与主流方式不同,多面体人物空间表征法的选择性、举隅特征较弱,丰富性和可变性较强,扁形人物或尖形人物由于单一性格过于强势,导致其空间意象一成不变,多面体的空间不只着力用部分代表整体,和“拉斐尔的四个房间”一样,空间表征的空间是有时间顺序的,它的变化与人物发展历程一致,直接联系人物本身,力求和人物的所有特点相关联,和角色一起构成一种两位一体或互为替代的关系。突出性格往往被空间或空间意象中的不和谐因素、其他空间加以强调。比如在聚会的夜晚,屋内是有气无力、浑浑噩噩的闷热天气,随后屋外的暴雨带着脚步声和电闪雷鸣到来,它们共同外化卡屯的形象,通过他的语言表达出来:“我让他们进入我的生活!”屋内是堕落自弃,难以忍受又无力改变的生活,所以卡屯期待未知、无秩序和冒险,只有那时他才能帮助他人,才有价值,为此,他可以舍去过去—何况过去并不美好。夜晚的街道起着一样的作用,时间和地点的变化让卡屯的街道呈现不一样的特点,点出人物的变化。
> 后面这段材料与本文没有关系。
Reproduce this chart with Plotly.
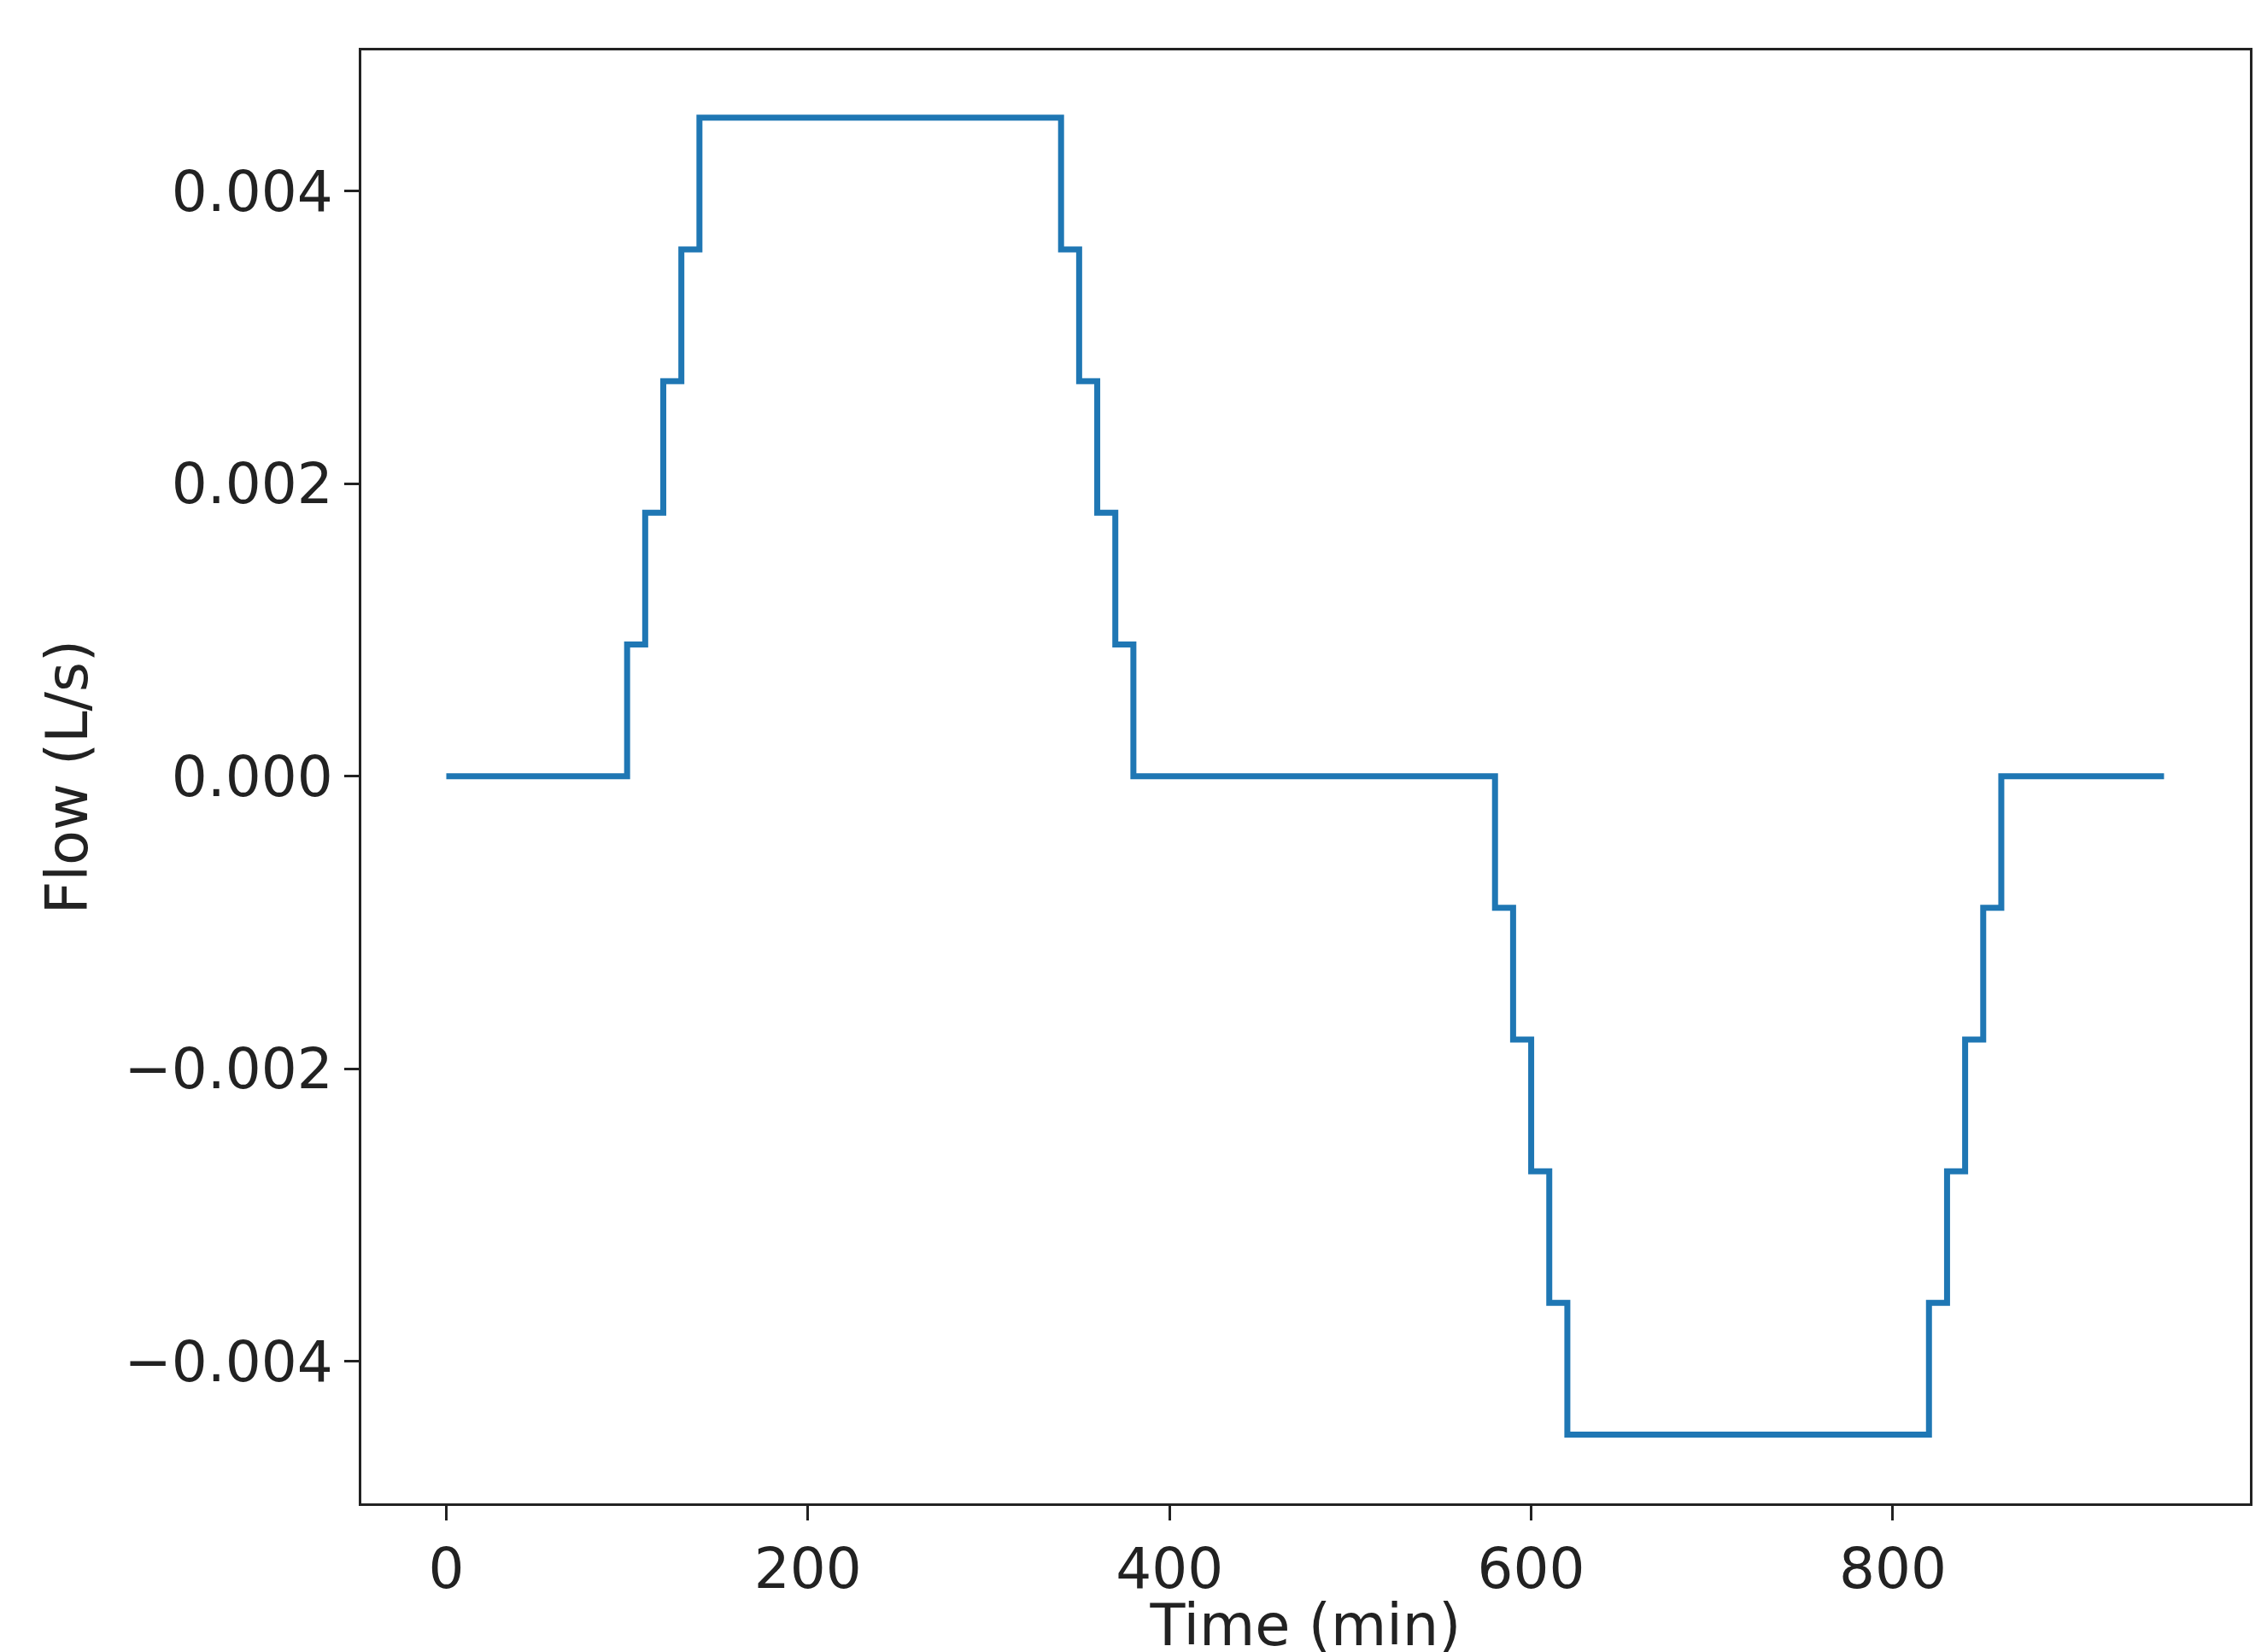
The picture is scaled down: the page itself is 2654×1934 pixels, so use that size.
import plotly.graph_objects as go

t = [0, 100, 110, 120, 130, 140, 340, 350, 360, 370, 380, 580, 590, 600, 610, 620, 820, 830, 840, 850, 860, 950]
flow = [0, 0.0009, 0.0018, 0.0027, 0.0036, 0.0045, 0.0036, 0.0027, 0.0018, 0.0009, 0,
        -0.0009, -0.0018, -0.0027, -0.0036, -0.0045, -0.0036, -0.0027, -0.0018, -0.0009, 0, 0]
xticks = [0, 200, 400, 600, 800]
yticks = [-0.004, -0.002, 0.0, 0.002, 0.004]
yticklabels = ["\u22120.004", "\u22120.002", "0.000", "0.002", "0.004"]

fig = go.Figure(go.Scatter(x=t, y=flow, mode="lines", line=dict(shape="hv", color="#1f77b4", width=7)))
ax = dict(showgrid=False, zeroline=False, showline=True, linecolor="#222", linewidth=3, mirror=True,
          ticks="outside", ticklen=17, tickwidth=3, tickcolor="#222", tickfont=dict(size=66))
fig.update_layout(
    width=2654, height=1934, plot_bgcolor="white", paper_bgcolor="white",
    font=dict(family="DejaVu Sans", size=56, color="#222"),
    margin=dict(l=415, r=28, t=51, b=177), showlegend=False,
    xaxis=dict(ax, range=[-47, 997.5], tickvals=xticks, title=dict(text="Time (min)", standoff=8)),
    yaxis=dict(ax, range=[-0.00497, 0.00496], tickvals=yticks, ticktext=yticklabels,
               title=dict(text="Flow (L/s)", standoff=22)),
)
fig.write_html("out.html")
马奈特医生的家和制鞋工具尤其是后者一定是伴随在马奈特和读者对他的联想中的。这两个东西是过去、现在、未来,回忆、思想和梦的身体和魂灵,它们一边保卫大夫,一边成为他的噩梦,是危险世界的庇护所,藏匿阴暗的私密过往。家,所谓“外在空间”,起着调和折中和同化的作用,监狱和德日发安排的房间是阴暗逼仄的,它们一方面限制马奈特大夫,扭曲他的性格,另一方面保护他免受产生希望后重获绝望的折磨。英国的住宅用女儿的精心设计和温馨照顾给大夫恢复的勇气,起安全信号的作用。之后的法国公寓,那种虽想一切如常但难免透露焦急、恐惧的氛围更是增强了马奈特的自信心,和监狱相似的空间处境、不同的身份、女儿女婿对自己的需要,让大夫终于敢于直视自己的苦难,开始和环境一样紧张又热烈地行动。跟情节统一的“外部空间”是人物的化身,伦理、社会基础和总体效果,都会在这找到源头和发展脉络。我们还必须知道,这些既是刺激物,又是形象的反应物。
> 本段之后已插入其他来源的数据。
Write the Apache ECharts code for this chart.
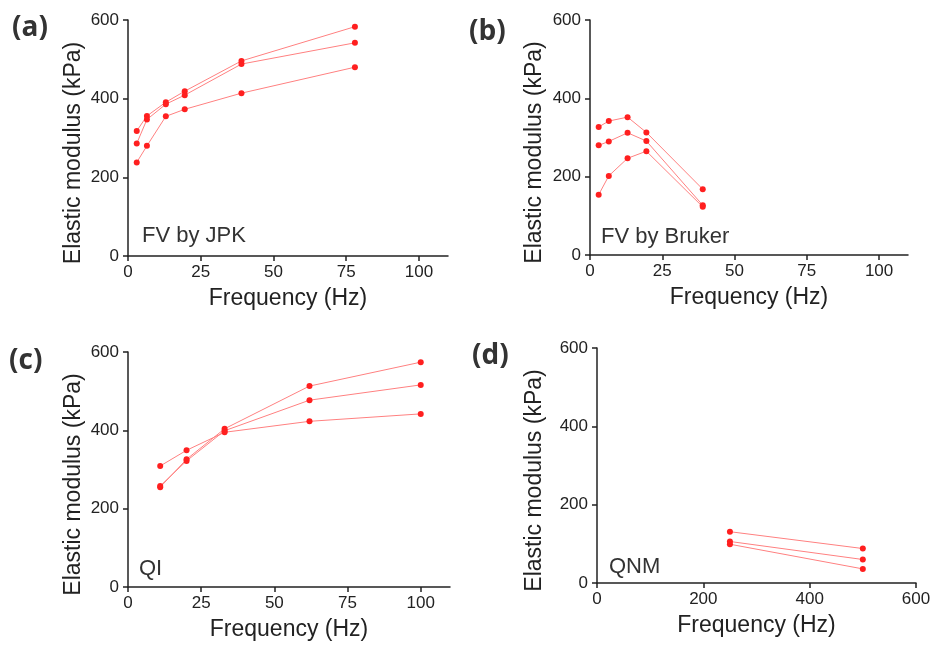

但只是“外部空间”还无法完全描绘大夫的多面性,于是“内部空间”出现了—鞋和制鞋工具。如果说扁形人物大都只有一个单一的“外部空间”,就像露茜要在每一个住处打上相同的记号—整齐有序,母性完足,它既是公共空间又是个人空间,对所有人都一样充斥爱的呼唤;那么马奈特大夫的制鞋工具就是他留给自己独特个性和形象的纯私人空间,在每一个看似属于自己但公共能踏足的地方,他都要保留一个空间,自愿被整体孤立。这是大夫最深的秘密和最黑暗的考虑,这是在用死守过去抵抗生命的重量,自由的“外在空间”里,必要有一个最安全的囚笼,因为自己无罪,所以要用罪犯的身份抵消无端被剥夺的时间和生活。放弃现实,才能不被现实伤害。封闭—这是人格、价值、政治、文化冲突,也是多面体的空间冲突。
除了空间上的技巧,狄更斯还用数量可观的扁形人物构造一个带有浓厚哲学、社会学氛围的范畴。在这些人物留给我们的相貌、动作、理念、概念、抽象化寓言中,多面体人物的复杂和自我能动性凸显出来。
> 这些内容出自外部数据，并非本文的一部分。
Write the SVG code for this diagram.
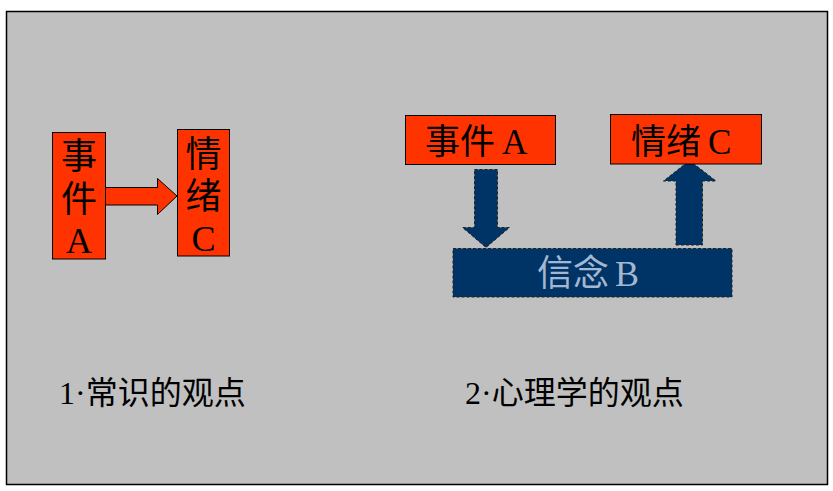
<svg xmlns="http://www.w3.org/2000/svg" width="833" height="491" viewBox="0 0 833 491">
<style>
.t{font-family:"Liberation Serif","Noto Sans CJK SC",serif;fill:#000}
.red{fill:#FF3300;stroke:#000;stroke-width:1}
.navy{fill:#003366;stroke:#222;stroke-width:1;stroke-dasharray:3 2}
.lb{fill:#A3B8D0}
</style>
<rect x="0" y="0" width="833" height="491" fill="#fff"/>
<rect x="6.5" y="11.5" width="821" height="473" fill="#C0C0C0" stroke="#000" stroke-width="1.5"/>
<g id="connectors">
<polygon class="red" points="101,187.5 157.5,187.5 157.5,178.5 177,196 157.5,214.5 157.5,205 101,205"/>
<polygon class="navy" points="474.5,169.5 497.5,169.5 497.5,227.5 509.5,227.5 486,247.5 462.5,227.5 474.5,227.5"/>
<polygon class="navy" points="676,245 702.5,245 702.5,181 716,181 689.5,160.5 663.5,181 676,181"/>
</g>
<g id="node-left-event">
<rect class="red" x="52.5" y="132.5" width="53" height="126.5"/>
<text class="t" font-size="36" text-anchor="middle"><tspan x="79" y="169">事</tspan><tspan x="79" y="212">件</tspan><tspan x="79" y="253">A</tspan></text>
</g>
<g id="node-left-emotion">
<rect class="red" x="177.5" y="129.5" width="52" height="126.5"/>
<text class="t" font-size="36" text-anchor="middle"><tspan x="203.5" y="167">情</tspan><tspan x="203.5" y="209">绪</tspan><tspan x="203.5" y="251">C</tspan></text>
</g>
<g id="node-right-event">
<rect class="red" x="405.5" y="115.5" width="150" height="49"/>
<text class="t" font-size="35" x="425" y="154">事件<tspan dx="7">A</tspan></text>
</g>
<g id="node-right-emotion">
<rect class="red" x="610.5" y="114.5" width="151" height="49.5"/>
<text class="t" font-size="35" x="631" y="154">情绪<tspan dx="7">C</tspan></text>
</g>
<g id="node-belief">
<rect class="navy" x="453" y="248.5" width="279" height="48.5"/>
<text class="t lb" font-size="36" x="537" y="286">信念<tspan dx="6">B</tspan></text>
</g>
<g id="label-1">
<text class="t" font-size="32" x="59" y="404">1·常识的观点</text>
</g>
<g id="label-2">
<text class="t" font-size="32" x="465" y="404">2·心理学的观点</text>
</g>
</svg>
狄更斯还喜欢将群众扁形化,比如《双城记》里他们占领麻木和情绪化的两极,多面体人物往往出在极端的中央,既不拥护特权阶级,又不热衷革命,寄希望于自我奋斗以求生路。
多面体人物不仅和扁形、圆形人物有明显的区别,而且和尖形人物相比,并不是人们像惯常认为的那样含混不分,无论在性质和定义上,还是在建构和表现方法上,都有不可替代的理由。